Esses achados reforçam o papel neuroprotetor e anti-inflamatório da cannabis nas articulações comprometidas.


2. Estudos Clínicos em Humanos

Embora os ensaios clínicos ainda sejam limitados, os resultados são promissores:

  • Vigil et al. (2017), PLOS ONE: Estudo observacional com 2.736 pacientes com dor crônica (incluindo OA) mostrou redução significativa da dor e melhoria na qualidade do sono e humor após uso de cannabis medicinal, com substituição de opioides em 47% dos casos.
  • Gonen et al. (2022), Journal of Orthopaedic Surgery and Research: Pacientes com OA de joelho tratados com óleo sublingual de cannabis relataram melhora da dor e da função articular, sem eventos adversos graves.
  • Xu et al. (2019), Frontiers in Pharmacology: Revisão sistemática mostrou que canabinoides reduzem dor neuropática e inflamatória associada a doenças articulares degenerativas.

Essas evidências sugerem que a cannabis pode atenuar a dor crônica, melhorar a mobilidade e reduzir a necessidade de analgésicos convencionais.
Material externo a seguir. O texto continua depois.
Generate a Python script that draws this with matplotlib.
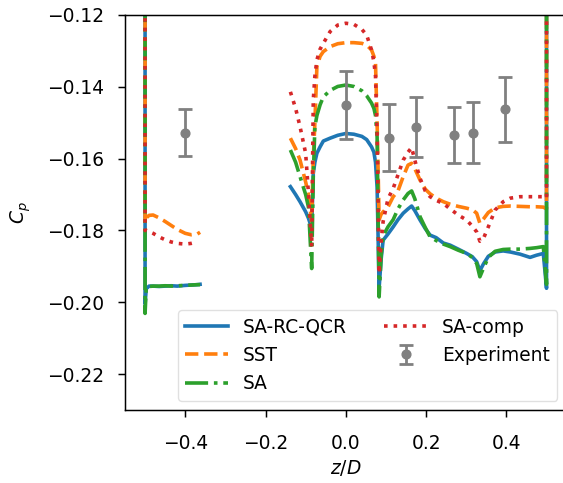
import numpy as np
import matplotlib
matplotlib.use("Agg")
import matplotlib.pyplot as plt

# Left face: vertical wall at z/D = -0.5 followed by the short plateau
z_left = [-0.5, -0.5, -0.497, -0.49, -0.48, -0.465, -0.45, -0.435, -0.42, -0.40, -0.385, -0.37, -0.363]
cp_left_sarc = [-0.10, -0.2005, -0.1962, -0.1955, -0.1955, -0.1956, -0.1955, -0.1954, -0.1955, -0.1953, -0.1952, -0.1951, -0.1950]
cp_left_sst = [-0.10, -0.1780, -0.1765, -0.1758, -0.1757, -0.1765, -0.1775, -0.1786, -0.1797, -0.1808, -0.1812, -0.1810, -0.1805]
cp_left_sa = [-0.10, -0.2031, -0.1958, -0.1956, -0.1955, -0.1955, -0.1954, -0.1955, -0.1954, -0.1953, -0.1952, -0.1951, -0.1951]
cp_left_comp = [-0.10, -0.1800, -0.1800, -0.1803, -0.1808, -0.1818, -0.1826, -0.1832, -0.1836, -0.1838, -0.1836, -0.1832, np.nan]

# Central section up to the wall at z/D = +0.5
z_mid = [-0.138, -0.125, -0.114, -0.100, -0.093, -0.085, -0.081, -0.077, -0.072, -0.064,
         -0.056, -0.039, -0.020, 0.000, 0.020, 0.040, 0.052, 0.064, 0.070, 0.074,
         0.078, 0.083, 0.088, 0.093, 0.105, 0.118, 0.130, 0.143, 0.155, 0.164,
         0.172, 0.185, 0.198, 0.210, 0.225, 0.243, 0.260, 0.280, 0.301, 0.315,
         0.326, 0.334, 0.343, 0.355, 0.372, 0.392, 0.410, 0.434, 0.459, 0.475,
         0.492, 0.500, 0.500]
cp_mid_sarc = [-0.1678, -0.1700, -0.1720, -0.1748, -0.1766, -0.1794, -0.1641, -0.1610, -0.1585, -0.1567,
               -0.1551, -0.1543, -0.1535, -0.1530, -0.1532, -0.1538, -0.1547, -0.1567, -0.1582, -0.1610,
               -0.1680, -0.1960, -0.1880, -0.1827, -0.1810, -0.1790, -0.1770, -0.1752, -0.1740, -0.1732,
               -0.1745, -0.1771, -0.1795, -0.1813, -0.1820, -0.1835, -0.1841, -0.1852, -0.1864, -0.1873,
               -0.1887, -0.1912, -0.1893, -0.1872, -0.1860, -0.1857, -0.1860, -0.1866, -0.1875, -0.1869,
               -0.1864, -0.1961, -0.1000]
cp_mid_sst = [-0.1543, -0.1572, -0.1604, -0.1665, -0.1700, -0.1775, -0.1600, -0.1500, -0.1344, -0.1315,
              -0.1302, -0.1288, -0.1280, -0.1277, -0.1277, -0.1279, -0.1284, -0.1297, -0.1315, -0.1335,
              -0.1500, -0.1770, -0.1755, -0.1748, -0.1735, -0.1706, -0.1690, -0.1650, -0.1618, -0.1613,
              -0.1628, -0.1660, -0.1685, -0.1698, -0.1710, -0.1720, -0.1727, -0.1733, -0.1738, -0.1742,
              -0.1752, -0.1780, -0.1768, -0.1750, -0.1737, -0.1733, -0.1732, -0.1733, -0.1734, -0.1734,
              -0.1735, -0.1740, -0.1000]
cp_mid_sa = [-0.1576, -0.1610, -0.1650, -0.1700, -0.1735, -0.1906, -0.1650, -0.1511, -0.1480, -0.1450,
             -0.1428, -0.1410, -0.1399, -0.1395, -0.1399, -0.1411, -0.1425, -0.1445, -0.1460, -0.1480,
             -0.1540, -0.1985, -0.1870, -0.1815, -0.1790, -0.1770, -0.1740, -0.1715, -0.1697, -0.1690,
             -0.1712, -0.1762, -0.1792, -0.1818, -0.1828, -0.1838, -0.1845, -0.1855, -0.1864, -0.1875,
             -0.1892, -0.1929, -0.1905, -0.1875, -0.1858, -0.1853, -0.1852, -0.1852, -0.1850, -0.1848,
             -0.1845, -0.1950, -0.1000]
cp_mid_comp = [-0.1414, -0.1460, -0.1511, -0.1585, -0.1697, -0.1845, -0.1437, -0.1370, -0.1325, -0.1295,
               -0.1279, -0.1246, -0.1228, -0.1223, -0.1226, -0.1240, -0.1256, -0.1297, -0.1330, -0.1370,
               -0.1530, -0.1920, -0.1830, -0.1775, -0.1712, -0.1683, -0.1645, -0.1604, -0.1582, -0.1569,
               -0.1605, -0.1655, -0.1690, -0.1706, -0.1716, -0.1725, -0.1740, -0.1757, -0.1771, -0.1788,
               -0.1804, -0.1830, -0.1822, -0.1790, -0.1743, -0.1720, -0.1710, -0.1706, -0.1706, -0.1706,
               -0.1706, -0.1710, -0.1000]

# Measurements with uncertainty
z_exp = [-0.40, 0.0, 0.108, 0.175, 0.270, 0.316, 0.397]
cp_exp = [-0.1528, -0.1451, -0.1542, -0.1512, -0.1535, -0.1528, -0.1463]
err_exp = [0.0065, 0.0095, 0.0093, 0.0084, 0.0078, 0.0085, 0.0090]

series = [
    ("SA-RC-QCR", "-", "tab:blue", cp_left_sarc, cp_mid_sarc),
    ("SST", "--", "tab:orange", cp_left_sst, cp_mid_sst),
    ("SA", "-.", "tab:green", cp_left_sa, cp_mid_sa),
    ("SA-comp", ":", "tab:red", cp_left_comp, cp_mid_comp),
]

s = 1.34
plt.rcParams.update({
    "font.size": 10 * s,
    "axes.linewidth": 0.8 * s,
    "xtick.major.size": 5,
    "ytick.major.size": 5,
    "xtick.major.width": 0.8 * s,
    "ytick.major.width": 0.8 * s,
    "xtick.major.pad": 12,
    "ytick.major.pad": 10,
    "legend.edgecolor": "0.85",
})

fig = plt.figure(figsize=(5.63, 4.83), dpi=100)
ax = fig.add_axes([125 / 563, 73 / 483, 441.6 / 563, 395 / 483])

for name, ls, color, cp_l, cp_m in series:
    ax.plot(z_left, cp_l, ls=ls, color=color, lw=2.6)
    ax.plot(z_mid, cp_m, ls=ls, color=color, lw=2.6, label=name)

ax.errorbar(z_exp, cp_exp, yerr=err_exp, fmt="o", color="grey", ms=6.3,
            elinewidth=2, capsize=5, capthick=2, label="Experiment")

ax.set_xlim(-0.55, 0.55)
ax.set_ylim(-0.23, -0.12)
ax.set_xlabel("$z/D$")
ax.set_ylabel("$C_p$", labelpad=10.4)
ax.legend(loc="lower right", ncol=2, handlelength=2.3)

fig.savefig("out.png", dpi=100)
Mecanismos de Ação na Artrose

Os principais mecanismos pelos quais os canabinoides atuam na artrose incluem:

  1. 🧠 Modulação da dor central e periférica — ativação de CB1 reduz a transmissão nociceptiva.
  2. 🦠 Ação anti-inflamatória — ativação de CB2 reduz citocinas inflamatórias (IL-6, TNF-α).
  3. 🦴 Proteção condral — redução da apoptose de condrócitos e preservação da matriz cartilaginosa.
  4. 💤 Melhoria do sono e ansiedade — o CBD promove relaxamento e melhora do descanso, impactando indiretamente a percepção da dor.

Segurança e Efeitos Adversos

O perfil de segurança da cannabis medicinal é considerado favorável, especialmente quando comparado a opioides.
Os efeitos adversos mais comuns incluem sonolência, boca seca, tontura e, raramente, ansiedade ou taquicardia.

O CBD isolado possui baixo risco psicoativo, enquanto o THC, em doses controladas, pode potencializar a analgesia. Estratégias de microdosagem e ajuste gradual (start low, go slow) são recomendadas.

📘 Referência:

  • National Academies of Sciences, Engineering, and Medicine (2017): Concluiu haver evidência substancial de que canabinoides são eficazes para dor crônica em adultos.

Considerações Clínicas e Perspectivas Futuras

O uso da cannabis medicinal para artrose deve ser conduzido sob supervisão médica especializada, com formulações padronizadas, preferencialmente em óleos sublinguais ou tópicos, evitando riscos de combustão.

A individualização da terapia é essencial, considerando idade, comorbidades e uso concomitante de outros fármacos.

Novas pesquisas randomizadas controladas estão em andamento para definir doses ideais, proporções entre CBD/THC e impacto funcional a longo prazo.


Conclusão

A cannabis medicinal surge como uma alternativa terapêutica promissora no manejo da dor crônica e inflamação articular associadas à artrose, com evidências crescentes de eficácia e segurança.
Sua atuação no sistema endocanabinoide confere efeitos analgésicos, anti-inflamatórios e neuroprotetores, tornando-se uma opção valiosa para pacientes refratários aos tratamentos convencionais.

Com o avanço das pesquisas e a ampliação da regulamentação, a integração da cannabis ao arsenal terapêutico reumatológico pode representar um novo paradigma na abordagem da dor osteoarticular crônica.


📚 Referências Selecionadas

  1. Philpott HT, et al. Pain. 2017;158(12):2442-2451.
  2. Burston JJ, et al. PLoS ONE. 2013;8(12):e82364.
  3. Vigil JM, et al. PLoS ONE. 2017;12(2):e0171445.
  4. Gonen T, et al. J Orthop Surg Res. 2022;17(1):105.
  5. National Academies of Sciences. The Health Effects of Cannabis and Cannabinoids. 2017.
  6. Richardson D, et al. Arthritis & Rheumatism. 2008;58(11):3320-3329.
  7. Xu DH, et al. Front Pharmacol. 2019;10:1042.